Measuring success in I-A might be a little different then the 10 and 11 win seasons TSU was used to having I-AA.

If Troy State can play .500 football in I-A playing against the big boys, I would think they did a good job. If they go 7-4 like Alabama-Birmingham did this past season, I would think it wonderful.

There’s no question in my mind that TSU can play straight up or beat teams like: Vanderbilt, Memphis, Tulane, Louisville, Cincinnati, Wake Forest, Duke, Kansas, Texas Tech, Utah, New Mexico, Maryland, Houston, UAB, Rice, Louisiana Tech, Army, Navy, Oklahoma State, Indiana, Texas-El Paso, Central Florida, Tulsa, Wyoming, Baylor, Rutgers, Hawaii, SMU and more. That will tell you right now that we can win in Division I-A. The big problem right now is getting any of the above teams to play Troy State. They know what you and I know, TSU can beat them!

So right now the big boys will play us. I don’t know what will happen after we knock one of them off. The first one we’re going to beat is Maryland.
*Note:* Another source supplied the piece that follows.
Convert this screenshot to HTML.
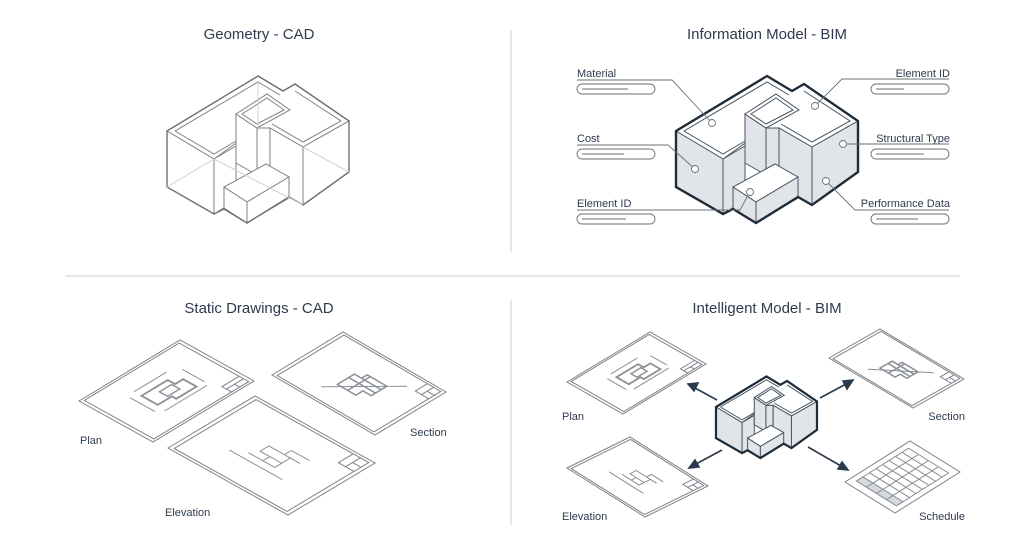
<!DOCTYPE html>
<html><head><meta charset="utf-8"><style>
html,body{margin:0;padding:0;background:#fff;}
svg{display:block;font-family:"Liberation Sans",sans-serif;}
.t{font-size:15px;fill:#2e3b4e;text-anchor:middle;}
.l{font-size:11px;fill:#2e3b4e;}
.ns{vector-effect:non-scaling-stroke;}
</style></head><body>
<svg width="1024" height="555" viewBox="0 0 1024 555" xmlns="http://www.w3.org/2000/svg">
<defs>
<g id="bld">
  <polygon points="167,131 258,76 283,91 295,84 349,121 303,147 270,128 257,128 214,159" style="fill:#fff"/>
  <polygon points="167,131 214,159 214,214 167,187" style="fill:var(--f)"/>
  <polygon points="214,159 236,146 236,200 214,214" style="fill:var(--f)"/>
  <polygon points="236,114 257,128 257,175 236,163" style="fill:var(--f)"/>
  <polygon points="257,128 270,128 270,186 257,175" style="fill:var(--f)"/>
  <polygon points="270,128 303,147 303,205 270,186" style="fill:var(--f)"/>
  <polygon points="303,147 349,121 349,172 303,205" style="fill:var(--f)"/>
  <polygon points="224,187 247,202 289,177 266,164" style="fill:#fff"/>
  <polygon points="224,187 247,202 247,223 224,208" style="fill:var(--f)"/>
  <polygon points="247,202 289,177 289,198 247,223" style="fill:var(--f)"/>
  <polygon points="236,114 267,94 290,110 257,128" style="fill:#fff"/>
  <polygon points="242,114 267,98 284,110 257,124" style="fill:none"/>
  <polyline points="175,131 258,82 280,95" style="fill:none"/>
  <polyline points="175,131 214,154 236,141" style="fill:none"/>
  <polyline points="295,91 341,121 303,142 272,124" style="fill:none"/>
  <polygon points="167,131 258,76 283,91 295,84 349,121 349,172 303,205 289,197 247,223 224,209 214,214 167,187" style="fill:none;stroke:var(--o);stroke-width:var(--ow)"/>
</g>
</defs>

<line x1="511" y1="30" x2="511" y2="252" stroke="#c9ccd0"/>
<line x1="511" y1="300" x2="511" y2="525" stroke="#c9ccd0"/>
<line x1="65" y1="276" x2="960" y2="276" stroke="#c9ccd0"/>

<text class="t" x="259" y="39">Geometry - CAD</text>
<text class="t" x="767" y="39">Information Model - BIM</text>
<text class="t" x="259" y="313">Static Drawings - CAD</text>
<text class="t" x="767" y="313">Intelligent Model - BIM</text>

<!-- CAD geometry -->
<g stroke="#7d8389" stroke-width="1" style="--f:#fff;--o:#6b7177;--ow:1.4px">
  <use href="#bld"/>
  <g stroke="#cfd2d6" fill="none"><polyline points="167,187 214,159 303,205"/><polyline points="258,82 258,130"/><polyline points="303,147 349,172"/></g>
</g>

<!-- BIM -->
<g stroke="#4a5560" stroke-width="1" transform="translate(509,0)" style="--f:#e1e4e8;--o:#1f2d3a;--ow:2.4px"><use href="#bld"/></g>
<g fill="none" stroke="#6b7177" stroke-width="0.9">
  <polyline points="577,80 672,80 712,123"/>
  <polyline points="577,145 668,145 695,169"/>
  <polyline points="577,210 740,210 750,192"/>
  <polyline points="949,79 842,79 815,106"/>
  <polyline points="949,144 843,144"/>
  <polyline points="949,210 855,210 826,181"/>
  <g fill="#fff"><circle cx="712" cy="123" r="3.5"/><circle cx="815" cy="106" r="3.5"/><circle cx="695" cy="169" r="3.5"/><circle cx="843" cy="144" r="3.5"/><circle cx="750" cy="192" r="3.5"/><circle cx="826" cy="181" r="3.5"/></g>
  <g fill="#fff" stroke="#6b7177">
    <rect x="577" y="84" width="78" height="10" rx="5"/><rect x="577" y="149" width="78" height="10" rx="5"/><rect x="577" y="214" width="78" height="10" rx="5"/>
    <rect x="871" y="84" width="78" height="10" rx="5"/><rect x="871" y="149" width="78" height="10" rx="5"/><rect x="871" y="214" width="78" height="10" rx="5"/>
  </g>
  <line x1="582" y1="89" x2="628" y2="89"/><line x1="582" y1="154" x2="624" y2="154"/><line x1="582" y1="219" x2="626" y2="219"/>
  <line x1="876" y1="89" x2="904" y2="89"/><line x1="876" y1="154" x2="924" y2="154"/><line x1="876" y1="219" x2="918" y2="219"/>
</g>
<text class="l" x="577" y="77">Material</text>
<text class="l" x="577" y="142">Cost</text>
<text class="l" x="577" y="207">Element ID</text>
<text class="l" x="950" y="77" text-anchor="end">Element ID</text>
<text class="l" x="950" y="142" text-anchor="end">Structural Type</text>
<text class="l" x="950" y="207" text-anchor="end">Performance Data</text>

<defs>
<g id="sheet" fill="none" stroke="#7d8389">
  <polygon class="ns" points="0,0 100,0 100,100 0,100" fill="#fff"/>
  <polygon class="ns" points="3,3 97,3 97,97 3,97"/>
  <polyline class="ns" points="80,97 80,84 97,84"/>
  <line class="ns" x1="80" y1="90" x2="97" y2="90"/>
  <line class="ns" x1="88" y1="90" x2="88" y2="97"/>
</g>
<g id="plan" fill="none" stroke="#8a9096" stroke-width="1.8">
  <polygon class="ns" points="34,38 60,38 60,48 68,48 68,66 48,66 48,60 34,60"/>
  <polygon class="ns" points="46,46 58,46 58,57 46,57" stroke-width="1.4"/>
  <g stroke-width="1"><line class="ns" x1="27" y1="32" x2="27" y2="66"/><line class="ns" x1="32" y1="72" x2="74" y2="72"/><line class="ns" x1="34" y1="28" x2="66" y2="28"/><line class="ns" x1="76" y1="36" x2="76" y2="66"/></g>
</g>
<g id="sect" fill="none" stroke="#8a9096" stroke-width="1.5">
  <polygon class="ns" points="34,40 58,40 58,47 66,47 66,66 44,66 44,58 34,58"/>
  <line class="ns" x1="34" y1="50" x2="66" y2="50"/><line class="ns" x1="50" y1="40" x2="50" y2="66"/><line class="ns" x1="58" y1="47" x2="58" y2="66"/>
  <line class="ns" x1="20" y1="34" x2="80" y2="76" stroke-width="1"/>
</g>
<g id="elev" fill="none" stroke="#8a9096" stroke-width="1">
  <polyline class="ns" points="32,28 32,72"/>
  <polyline class="ns" points="40,38 40,50 48,50 48,42 58,42 58,55 66,55 66,70"/>
  <polyline class="ns" points="40,50 40,60 48,60 48,50"/><line class="ns" x1="48" y1="60" x2="58" y2="60"/><line class="ns" x1="58" y1="55" x2="58" y2="68"/>
</g>
<g id="sched" fill="none" stroke="#8a9096" stroke-width="1">
  <rect class="ns" x="10" y="10" width="80" height="80" fill="#fff"/>
  <rect class="ns" x="10" y="10" width="10" height="80" fill="#d6d9dd"/>
  <line class="ns" x1="30" y1="10" x2="30" y2="90"/><line class="ns" x1="40" y1="10" x2="40" y2="90"/><line class="ns" x1="50" y1="10" x2="50" y2="90"/><line class="ns" x1="60" y1="10" x2="60" y2="90"/><line class="ns" x1="70" y1="10" x2="70" y2="90"/><line class="ns" x1="80" y1="10" x2="80" y2="90"/>
  <line class="ns" x1="10" y1="30" x2="90" y2="30"/><line class="ns" x1="10" y1="50" x2="90" y2="50"/><line class="ns" x1="10" y1="70" x2="90" y2="70"/>
</g>
</defs>

<g transform="matrix(1.01,-0.61,0.74,0.41,79,401)"><use href="#sheet"/><use href="#plan"/></g>
<g transform="matrix(0.71,-0.43,1.03,0.60,272,375)"><use href="#sheet"/><use href="#sect"/></g>
<g transform="matrix(0.87,-0.52,1.20,0.67,168,448)"><use href="#sheet"/><use href="#elev"/></g>
<text class="l" x="80" y="444">Plan</text>
<text class="l" x="410" y="436">Section</text>
<text class="l" x="165" y="516">Elevation</text>

<g transform="matrix(0.83,-0.50,0.56,0.32,567,382)"><use href="#sheet"/><use href="#plan"/></g>
<g transform="matrix(0.51,-0.29,0.84,0.50,829,358)"><use href="#sheet"/><use href="#sect"/></g>
<g transform="matrix(0.63,-0.31,0.78,0.49,567,468)"><use href="#sheet"/><use href="#elev"/></g>
<g transform="matrix(0.65,-0.41,0.50,0.31,845,482)"><polygon class="ns" points="0,0 100,0 100,100 0,100" fill="#fff" stroke="#7d8389"/><use href="#sched"/></g>
<g stroke="#4a5560" stroke-width="1.8" transform="matrix(0.555,0,0,0.555,623.3,334.3)" style="--f:#e1e4e8;--o:#1f2d3a;--ow:4px"><use href="#bld"/></g>

<g stroke="#2a3a4c" stroke-width="1.6" fill="#2a3a4c">
  <line x1="717" y1="400" x2="695" y2="388"/><polygon points="688,384 698,383 694,391"/>
  <line x1="820" y1="398" x2="846" y2="384"/><polygon points="853,380 843,381 847,389"/>
  <line x1="722" y1="450" x2="696" y2="464"/><polygon points="689,468 695,460 699,467"/>
  <line x1="808" y1="447" x2="841" y2="466"/><polygon points="848,470 838,469 842,462"/>
</g>
<text class="l" x="562" y="420">Plan</text>
<text class="l" x="965" y="420" text-anchor="end">Section</text>
<text class="l" x="562" y="520">Elevation</text>
<text class="l" x="965" y="520" text-anchor="end">Schedule</text>
</svg>
</body></html>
Yes, TSU will beat the Terps on Nov. 4 at College Park.

My feeling is this Troy State team is big and strong up front and that’s where the big boys usually beat the smaller schools. If you don’t get knocked off the ball you can stay with teams like Mississippi State.

Give Larry Blakeney three years recruiting in Division I-A in the best recruiting grounds in America and Troy State will make you proud against any foe. Blakeney has a special talent for getting players to play hard for him. Just like Southern Miss, Troy State in the next ten years will be a power in college football.